Seismic Design of Timber Panelized Roof Structures
Timber panelized roof construction is the dominant approach for large flat roof systems along the west coast. Its simplicity and economy make it a good choice for large distribution warehouses, industrial, commercial, and big-box retail buildings. It has also been utilized in churches, schools and other building types.
The panelized roof structure was developed in the 1950s in Northern California to facilitate fast forklift erection of flat roof systems using 4×8 plywood and 4x sawn purlins on an 8-foot module. Today, 8-foot wide panel assemblies up to 60 feet long are routinely installed and longer lengths are possible.
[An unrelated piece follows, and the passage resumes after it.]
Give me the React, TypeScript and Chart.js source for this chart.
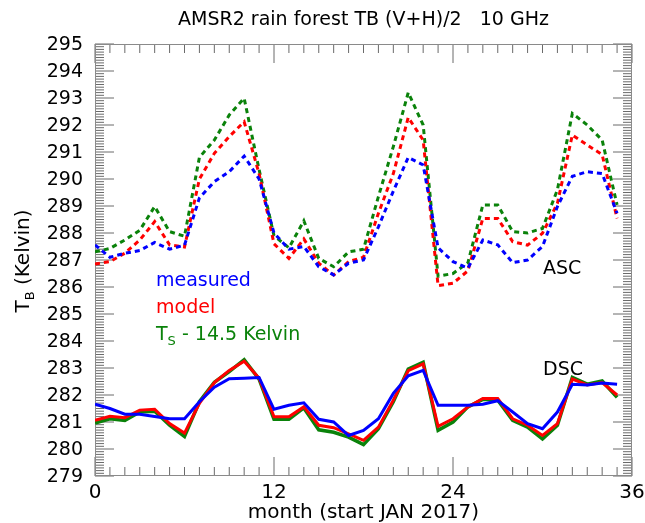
import React, { useEffect, useRef } from "react";
import { Chart, registerables } from "chart.js";

Chart.register(...registerables);

const months = [0, 1, 2, 3, 4, 5, 6, 7, 8, 9, 10, 11, 12, 13, 14, 15, 16, 17, 18, 19, 20, 21, 22, 23, 24, 25, 26, 27, 28, 29, 30, 31, 32, 33, 34, 35];

const ascMeasured = [287.56, 287.1, 287.25, 287.35, 287.65, 287.4, 287.55, 289.3, 289.9, 290.27, 290.85, 290.0, 288.0, 287.4, 287.5, 286.75, 286.45, 286.88, 287.0, 288.23, 289.55, 290.8, 290.52, 287.45, 286.94, 286.7, 287.74, 287.56, 286.9, 287.0, 287.5, 288.98, 290.1, 290.27, 290.2, 288.73];
const ascModel = [286.85, 286.94, 287.25, 287.74, 288.42, 287.56, 287.48, 290.0, 290.95, 291.57, 292.12, 290.2, 287.6, 287.06, 287.78, 286.88, 286.44, 286.94, 287.1, 288.73, 290.2, 292.28, 291.44, 286.05, 286.14, 286.6, 288.54, 288.54, 287.68, 287.55, 287.99, 289.1, 291.63, 291.26, 290.9, 288.54];
const ascTs = [287.3, 287.43, 287.74, 288.1, 288.98, 288.05, 287.88, 290.8, 291.44, 292.37, 292.99, 290.35, 287.9, 287.45, 288.45, 287.06, 286.75, 287.3, 287.4, 289.35, 291.2, 293.2, 292.0, 286.4, 286.5, 286.9, 289.04, 289.04, 288.05, 288.0, 288.17, 289.6, 292.43, 292.0, 291.44, 289.04];

const dscMeasured = [281.66, 281.5, 281.29, 281.29, 281.2, 281.12, 281.12, 281.75, 282.29, 282.6, 282.62, 282.65, 281.47, 281.62, 281.71, 281.1, 281.0, 280.5, 280.69, 281.12, 282.06, 282.71, 282.91, 281.62, 281.62, 281.62, 281.66, 281.79, 281.37, 280.94, 280.75, 281.37, 282.4, 282.37, 282.44, 282.4];
const dscModel = [281.06, 281.21, 281.16, 281.44, 281.47, 280.94, 280.59, 281.69, 282.46, 282.91, 283.25, 282.62, 281.19, 281.19, 281.56, 280.88, 280.79, 280.56, 280.32, 280.81, 281.81, 282.9, 283.15, 280.84, 281.12, 281.56, 281.87, 281.87, 281.12, 280.88, 280.5, 280.94, 282.59, 282.37, 282.46, 282.0];
const dscTs = [280.96, 281.12, 281.06, 281.37, 281.4, 280.88, 280.46, 281.75, 282.47, 282.87, 283.31, 282.59, 281.1, 281.1, 281.52, 280.71, 280.62, 280.44, 280.16, 280.75, 281.75, 282.96, 283.21, 280.69, 281.0, 281.56, 281.84, 281.81, 281.06, 280.81, 280.37, 280.88, 282.65, 282.4, 282.52, 281.91];

const xTickLabels = [0, 12, 24, 36];
const yTickLabels = [279, 280, 281, 282, 283, 284, 285, 286, 287, 288, 289, 290, 291, 292, 293, 294, 295];

const BLUE = "#0000ff";
const RED = "#ff0000";
const GREEN = "#0a820a";
const FONT = "'DejaVu Sans', sans-serif";

function pts(vals: number[]) {
  return vals.map((v, i) => ({ x: months[i], y: v }));
}

const decorPlugin = {
  id: "decor",
  beforeDatasetsDraw(chart: any) {
    const ctx = chart.ctx;
    const { left, right, top, bottom } = chart.chartArea;
    const xs = chart.scales.x;
    const ys = chart.scales.y;
    ctx.save();
    ctx.strokeStyle = "#6a6a6a";
    ctx.lineWidth = 1;
    for (let m = 0; m <= 36; m++) {
      const x = xs.getPixelForValue(m);
      const len = m % 12 === 0 ? 19 : 9;
      ctx.beginPath();
      ctx.moveTo(x, bottom);
      ctx.lineTo(x, bottom - len);
      ctx.moveTo(x, top);
      ctx.lineTo(x, top + len);
      ctx.stroke();
    }
    for (let i = 0; i <= 160; i++) {
      const v = 279 + i / 10;
      const y = ys.getPixelForValue(v);
      const len = i % 10 === 0 ? 19 : 9;
      ctx.beginPath();
      ctx.moveTo(left, y);
      ctx.lineTo(left + len, y);
      ctx.moveTo(right, y);
      ctx.lineTo(right - len, y);
      ctx.stroke();
    }
    ctx.strokeStyle = "#8a8a8a";
    ctx.strokeRect(left + 0.5, top + 0.5, right - left - 1, bottom - top - 1);
    ctx.restore();
  },
  afterDraw(chart: any) {
    const ctx = chart.ctx;
    const { left, right, bottom } = chart.chartArea;
    const xs = chart.scales.x;
    const ys = chart.scales.y;
    const cx = (left + right) / 2;
    ctx.save();
    ctx.fillStyle = "#000";
    ctx.font = `19px ${FONT}`;
    ctx.textAlign = "right";
    ctx.textBaseline = "middle";
    for (const v of yTickLabels) {
      ctx.fillText(String(v), left - 12, ys.getPixelForValue(v) + 1);
    }
    ctx.font = `20px ${FONT}`;
    ctx.textAlign = "center";
    ctx.textBaseline = "alphabetic";
    for (const m of xTickLabels) {
      ctx.fillText(String(m), xs.getPixelForValue(m), bottom + 22);
    }
    ctx.font = `19px ${FONT}`;
    ctx.fillText("AMSR2 rain forest TB (V+H)/2   10 GHz", cx, 25);
    ctx.font = `20px ${FONT}`;
    ctx.fillText("month (start JAN 2017)", cx, 518);

    ctx.save();
    ctx.translate(29, 261);
    ctx.rotate(-Math.PI / 2);
    ctx.textAlign = "left";
    const main = `20px ${FONT}`;
    const sub = `13px ${FONT}`;
    ctx.font = main;
    const wT = ctx.measureText("T").width;
    ctx.font = sub;
    const wB = ctx.measureText("B").width;
    ctx.font = main;
    const wRest = ctx.measureText(" (Kelvin)").width;
    const total = wT + wB + wRest;
    const x0 = -total / 2;
    ctx.fillText("T", x0, 0);
    ctx.font = sub;
    ctx.fillText("B", x0 + wT, 5);
    ctx.font = main;
    ctx.fillText(" (Kelvin)", x0 + wT + wB, 0);
    ctx.restore();

    ctx.textAlign = "left";
    ctx.font = `19px ${FONT}`;
    ctx.fillStyle = BLUE;
    ctx.fillText("measured", 156, 286);
    ctx.fillStyle = RED;
    ctx.fillText("model", 156, 313);
    ctx.fillStyle = GREEN;
    ctx.fillText("T", 156, 340);
    const wT2 = ctx.measureText("T").width;
    ctx.font = `13px ${FONT}`;
    ctx.fillText("S", 156 + wT2, 345);
    const wS = ctx.measureText("S").width;
    ctx.font = `19px ${FONT}`;
    ctx.fillText(" - 14.5 Kelvin", 156 + wT2 + wS, 340);

    ctx.fillStyle = "#000";
    ctx.fillText("ASC", 543, 274);
    ctx.fillText("DSC", 543, 375);
    ctx.restore();
  },
};

export default function App() {
  const ref = useRef<HTMLCanvasElement | null>(null);
  useEffect(() => {
    if (!ref.current) return;
    const dotted = (label: string, vals: number[], color: string) => ({
      label,
      data: pts(vals),
      borderColor: color,
      backgroundColor: color,
      borderWidth: 3,
      borderDash: [5, 4],
      borderCapStyle: "butt" as const,
      pointRadius: 0,
      tension: 0,
      fill: false,
    });
    const solid = (label: string, vals: number[], color: string, w: number) => ({
      label,
      data: pts(vals),
      borderColor: color,
      backgroundColor: color,
      borderWidth: w,
      pointRadius: 0,
      tension: 0,
      fill: false,
    });
    const chart = new Chart(ref.current, {
      type: "line",
      data: {
        datasets: [
          dotted("ASC measured", ascMeasured, BLUE),
          dotted("ASC model", ascModel, RED),
          dotted("ASC Ts", ascTs, GREEN),
          solid("DSC measured", dscMeasured, BLUE, 3),
          solid("DSC model", dscModel, RED, 3),
          solid("DSC Ts", dscTs, GREEN, 3.5),
        ],
      },
      options: {
        animation: false,
        responsive: false,
        layout: { padding: { left: 95, right: 13, top: 44, bottom: 47 } },
        plugins: { legend: { display: false }, tooltip: { enabled: false }, title: { display: false } },
        scales: {
          x: { type: "linear", min: 0, max: 36, display: false },
          y: { type: "linear", min: 279, max: 295, display: false },
        },
      },
      plugins: [decorPlugin],
    });
    return () => chart.destroy();
  }, []);
  return (
    <div style={{ position: "absolute", left: 0, top: 0, width: 645, height: 523, background: "#fff" }}>
      <canvas ref={ref} width={645} height={523} />
    </div>
  );
}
More than 40,000 square feet can be installed in a single day.
The all-wood panelized system consisting of glue-laminated (glulam) purlins and girders has evolved into the more popular hybrid roof system, which consists of a wood panel diaphragm (plywood or oriented strand board) and repetitive 2x or 3x subpurlins, supported on factory-installed wood nailers attached to the top chord of open-web steel joists and joist girders (trusses).
This design example illustrates a large concrete tilt-up building in a seismically active area producing large diaphragm and wall anchorage forces. Special high-load diaphragm designs are used in conjunction with a hybrid style of the panelized roof structure.